▸ **TASK STATEMENT**
Look for the line containing "Rebuild this chart" and the line containing "const baDelta = 50;"; retype them and all lines between, exactly, and leave out the pictures.

▸ **MATERIALS PROVIDED**

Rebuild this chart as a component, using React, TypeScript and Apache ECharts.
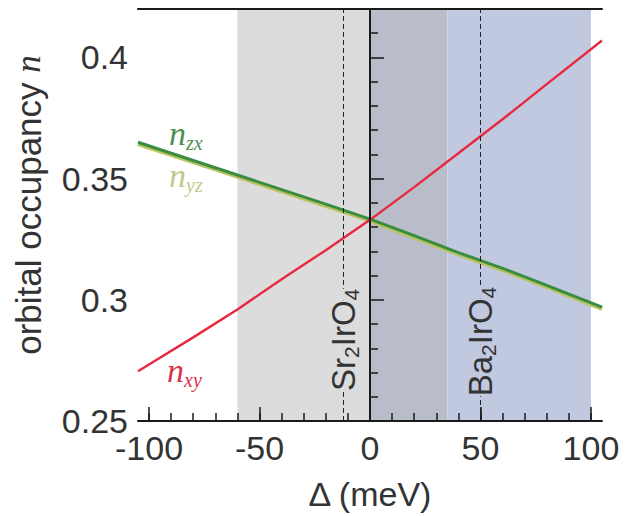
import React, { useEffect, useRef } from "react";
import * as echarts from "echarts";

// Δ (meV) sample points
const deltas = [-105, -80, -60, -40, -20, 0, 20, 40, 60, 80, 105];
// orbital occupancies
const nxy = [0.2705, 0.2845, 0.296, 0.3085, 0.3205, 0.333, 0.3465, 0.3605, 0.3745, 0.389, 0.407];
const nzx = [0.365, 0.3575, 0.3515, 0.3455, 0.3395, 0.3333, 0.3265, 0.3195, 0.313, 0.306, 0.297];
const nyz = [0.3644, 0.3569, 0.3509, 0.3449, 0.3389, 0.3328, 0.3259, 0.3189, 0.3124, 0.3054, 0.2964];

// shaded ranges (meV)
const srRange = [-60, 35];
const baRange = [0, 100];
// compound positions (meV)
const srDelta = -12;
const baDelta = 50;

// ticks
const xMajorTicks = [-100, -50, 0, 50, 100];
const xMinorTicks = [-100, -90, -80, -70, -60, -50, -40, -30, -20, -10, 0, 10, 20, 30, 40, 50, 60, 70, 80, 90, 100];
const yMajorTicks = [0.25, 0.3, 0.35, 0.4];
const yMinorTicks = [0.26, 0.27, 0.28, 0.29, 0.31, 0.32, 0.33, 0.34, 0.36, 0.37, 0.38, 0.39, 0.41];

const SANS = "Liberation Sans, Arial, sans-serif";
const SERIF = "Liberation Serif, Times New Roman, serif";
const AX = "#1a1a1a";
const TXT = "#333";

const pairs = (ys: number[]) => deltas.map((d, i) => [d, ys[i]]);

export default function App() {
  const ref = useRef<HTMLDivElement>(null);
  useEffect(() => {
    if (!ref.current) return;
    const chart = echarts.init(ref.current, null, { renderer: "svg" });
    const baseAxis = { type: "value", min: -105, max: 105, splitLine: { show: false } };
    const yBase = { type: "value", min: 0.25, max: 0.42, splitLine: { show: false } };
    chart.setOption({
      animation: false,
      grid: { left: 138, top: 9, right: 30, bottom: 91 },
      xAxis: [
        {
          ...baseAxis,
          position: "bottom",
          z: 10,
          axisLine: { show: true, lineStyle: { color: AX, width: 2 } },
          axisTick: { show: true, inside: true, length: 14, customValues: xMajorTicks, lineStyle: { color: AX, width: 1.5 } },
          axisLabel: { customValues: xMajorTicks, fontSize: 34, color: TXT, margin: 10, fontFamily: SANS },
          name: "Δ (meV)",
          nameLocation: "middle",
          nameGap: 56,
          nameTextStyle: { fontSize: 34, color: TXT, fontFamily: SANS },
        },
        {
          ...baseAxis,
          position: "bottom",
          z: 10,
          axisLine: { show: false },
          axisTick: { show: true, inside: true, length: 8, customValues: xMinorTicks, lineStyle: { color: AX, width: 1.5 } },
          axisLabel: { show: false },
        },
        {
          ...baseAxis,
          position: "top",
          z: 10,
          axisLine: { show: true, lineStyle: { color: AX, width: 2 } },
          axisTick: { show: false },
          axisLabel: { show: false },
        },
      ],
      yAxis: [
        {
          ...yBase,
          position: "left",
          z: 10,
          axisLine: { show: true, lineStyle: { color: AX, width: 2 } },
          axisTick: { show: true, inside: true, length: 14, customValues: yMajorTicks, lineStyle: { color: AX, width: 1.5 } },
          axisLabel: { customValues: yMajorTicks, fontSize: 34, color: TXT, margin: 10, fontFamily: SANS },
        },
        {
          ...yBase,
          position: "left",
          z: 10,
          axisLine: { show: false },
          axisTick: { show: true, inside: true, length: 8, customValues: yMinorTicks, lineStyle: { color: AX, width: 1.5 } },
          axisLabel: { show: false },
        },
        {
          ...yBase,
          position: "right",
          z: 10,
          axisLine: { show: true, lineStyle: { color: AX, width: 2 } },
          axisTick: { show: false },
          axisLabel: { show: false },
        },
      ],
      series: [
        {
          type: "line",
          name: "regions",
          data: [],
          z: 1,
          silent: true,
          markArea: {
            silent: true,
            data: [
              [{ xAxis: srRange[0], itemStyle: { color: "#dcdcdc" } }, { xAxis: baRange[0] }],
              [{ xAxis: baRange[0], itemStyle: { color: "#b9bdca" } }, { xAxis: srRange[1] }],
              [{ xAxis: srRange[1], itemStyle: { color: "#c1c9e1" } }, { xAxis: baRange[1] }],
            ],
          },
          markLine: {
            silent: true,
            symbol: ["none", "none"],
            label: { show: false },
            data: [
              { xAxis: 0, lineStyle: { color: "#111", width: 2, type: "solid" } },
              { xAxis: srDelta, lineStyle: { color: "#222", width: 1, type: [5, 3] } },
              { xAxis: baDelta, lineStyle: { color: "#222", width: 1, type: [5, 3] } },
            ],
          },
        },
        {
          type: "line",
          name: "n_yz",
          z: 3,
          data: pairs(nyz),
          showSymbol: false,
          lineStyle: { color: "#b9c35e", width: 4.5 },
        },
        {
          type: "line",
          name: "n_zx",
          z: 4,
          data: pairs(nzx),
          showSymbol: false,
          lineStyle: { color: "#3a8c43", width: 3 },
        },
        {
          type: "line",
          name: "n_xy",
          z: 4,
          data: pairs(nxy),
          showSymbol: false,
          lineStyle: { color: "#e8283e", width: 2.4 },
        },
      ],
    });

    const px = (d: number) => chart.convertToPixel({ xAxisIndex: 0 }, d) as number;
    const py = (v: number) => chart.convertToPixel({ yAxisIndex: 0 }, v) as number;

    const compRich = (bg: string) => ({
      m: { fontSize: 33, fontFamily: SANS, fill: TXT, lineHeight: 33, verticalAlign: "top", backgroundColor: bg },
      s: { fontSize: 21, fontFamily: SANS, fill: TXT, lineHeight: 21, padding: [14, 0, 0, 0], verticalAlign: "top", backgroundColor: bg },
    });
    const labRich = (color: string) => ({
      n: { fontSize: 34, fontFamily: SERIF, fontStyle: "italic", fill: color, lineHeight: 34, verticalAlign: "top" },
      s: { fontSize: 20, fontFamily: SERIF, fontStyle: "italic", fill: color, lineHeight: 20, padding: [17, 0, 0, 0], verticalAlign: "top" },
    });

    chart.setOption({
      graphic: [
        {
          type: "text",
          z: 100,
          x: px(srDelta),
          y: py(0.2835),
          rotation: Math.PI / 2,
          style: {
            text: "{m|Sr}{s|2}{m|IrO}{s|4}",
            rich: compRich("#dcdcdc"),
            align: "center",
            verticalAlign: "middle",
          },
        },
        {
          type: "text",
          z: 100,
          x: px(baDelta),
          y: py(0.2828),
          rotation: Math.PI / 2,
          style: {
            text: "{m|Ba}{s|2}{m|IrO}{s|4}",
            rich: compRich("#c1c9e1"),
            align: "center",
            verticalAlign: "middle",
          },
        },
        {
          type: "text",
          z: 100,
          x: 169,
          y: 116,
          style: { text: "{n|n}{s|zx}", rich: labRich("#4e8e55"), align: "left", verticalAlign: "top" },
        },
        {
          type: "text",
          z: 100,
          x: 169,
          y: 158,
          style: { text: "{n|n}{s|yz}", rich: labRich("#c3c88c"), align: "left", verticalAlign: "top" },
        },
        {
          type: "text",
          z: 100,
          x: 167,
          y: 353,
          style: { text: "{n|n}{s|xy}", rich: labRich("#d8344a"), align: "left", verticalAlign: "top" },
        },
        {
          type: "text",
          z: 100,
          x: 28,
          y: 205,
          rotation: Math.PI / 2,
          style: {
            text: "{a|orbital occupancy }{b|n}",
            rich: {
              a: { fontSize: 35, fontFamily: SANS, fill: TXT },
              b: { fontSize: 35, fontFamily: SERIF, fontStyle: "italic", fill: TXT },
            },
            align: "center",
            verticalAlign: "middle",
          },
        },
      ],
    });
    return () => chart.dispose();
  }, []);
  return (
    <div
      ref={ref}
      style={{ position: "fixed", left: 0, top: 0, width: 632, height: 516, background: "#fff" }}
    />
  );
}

--

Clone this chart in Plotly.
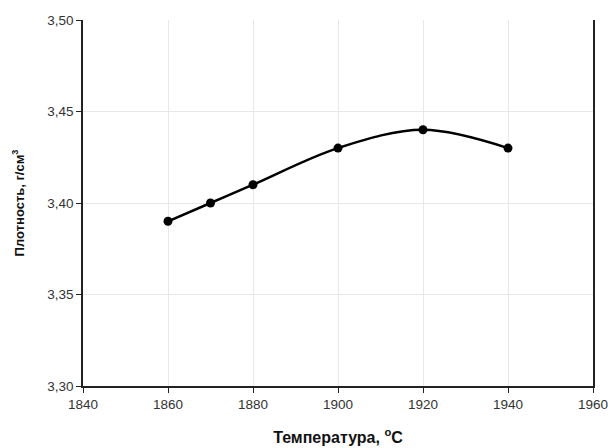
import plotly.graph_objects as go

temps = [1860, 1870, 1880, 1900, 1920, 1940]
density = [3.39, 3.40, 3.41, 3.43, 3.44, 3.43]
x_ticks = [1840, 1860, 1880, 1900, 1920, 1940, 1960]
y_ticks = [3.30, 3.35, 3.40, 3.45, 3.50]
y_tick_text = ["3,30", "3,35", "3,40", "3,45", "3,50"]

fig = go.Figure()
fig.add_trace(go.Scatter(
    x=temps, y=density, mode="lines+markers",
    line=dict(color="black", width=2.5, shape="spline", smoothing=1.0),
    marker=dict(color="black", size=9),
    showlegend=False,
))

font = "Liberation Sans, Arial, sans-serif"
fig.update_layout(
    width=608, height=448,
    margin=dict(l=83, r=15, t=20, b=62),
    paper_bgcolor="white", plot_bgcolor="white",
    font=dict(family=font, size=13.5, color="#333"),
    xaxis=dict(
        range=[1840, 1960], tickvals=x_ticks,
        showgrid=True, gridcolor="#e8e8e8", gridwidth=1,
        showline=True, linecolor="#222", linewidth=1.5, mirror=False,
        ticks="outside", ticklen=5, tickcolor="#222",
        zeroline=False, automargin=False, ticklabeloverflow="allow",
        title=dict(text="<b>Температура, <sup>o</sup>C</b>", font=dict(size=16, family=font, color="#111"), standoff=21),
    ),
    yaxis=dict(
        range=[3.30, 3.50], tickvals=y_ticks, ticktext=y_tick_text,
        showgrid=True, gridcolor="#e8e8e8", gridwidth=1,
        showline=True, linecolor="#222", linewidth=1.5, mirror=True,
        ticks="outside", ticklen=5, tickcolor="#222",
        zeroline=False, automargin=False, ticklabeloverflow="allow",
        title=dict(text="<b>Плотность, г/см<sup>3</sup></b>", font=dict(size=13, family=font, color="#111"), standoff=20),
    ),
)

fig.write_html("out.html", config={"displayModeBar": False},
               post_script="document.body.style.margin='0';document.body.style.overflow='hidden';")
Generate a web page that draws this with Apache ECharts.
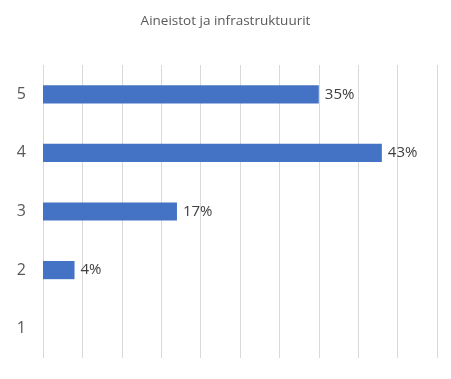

...

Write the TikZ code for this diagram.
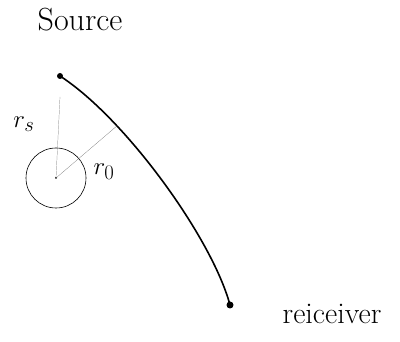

▸ **SOLUTION**
Rebuild this chart as a component, using React, TypeScript and Apache ECharts.
import React, { useEffect, useRef } from "react";
import * as echarts from "echarts";

// Δ (meV) sample points
const deltas = [-105, -80, -60, -40, -20, 0, 20, 40, 60, 80, 105];
// orbital occupancies
const nxy = [0.2705, 0.2845, 0.296, 0.3085, 0.3205, 0.333, 0.3465, 0.3605, 0.3745, 0.389, 0.407];
const nzx = [0.365, 0.3575, 0.3515, 0.3455, 0.3395, 0.3333, 0.3265, 0.3195, 0.313, 0.306, 0.297];
const nyz = [0.3644, 0.3569, 0.3509, 0.3449, 0.3389, 0.3328, 0.3259, 0.3189, 0.3124, 0.3054, 0.2964];

// shaded ranges (meV)
const srRange = [-60, 35];
const baRange = [0, 100];
// compound positions (meV)
const srDelta = -12;
const baDelta = 50;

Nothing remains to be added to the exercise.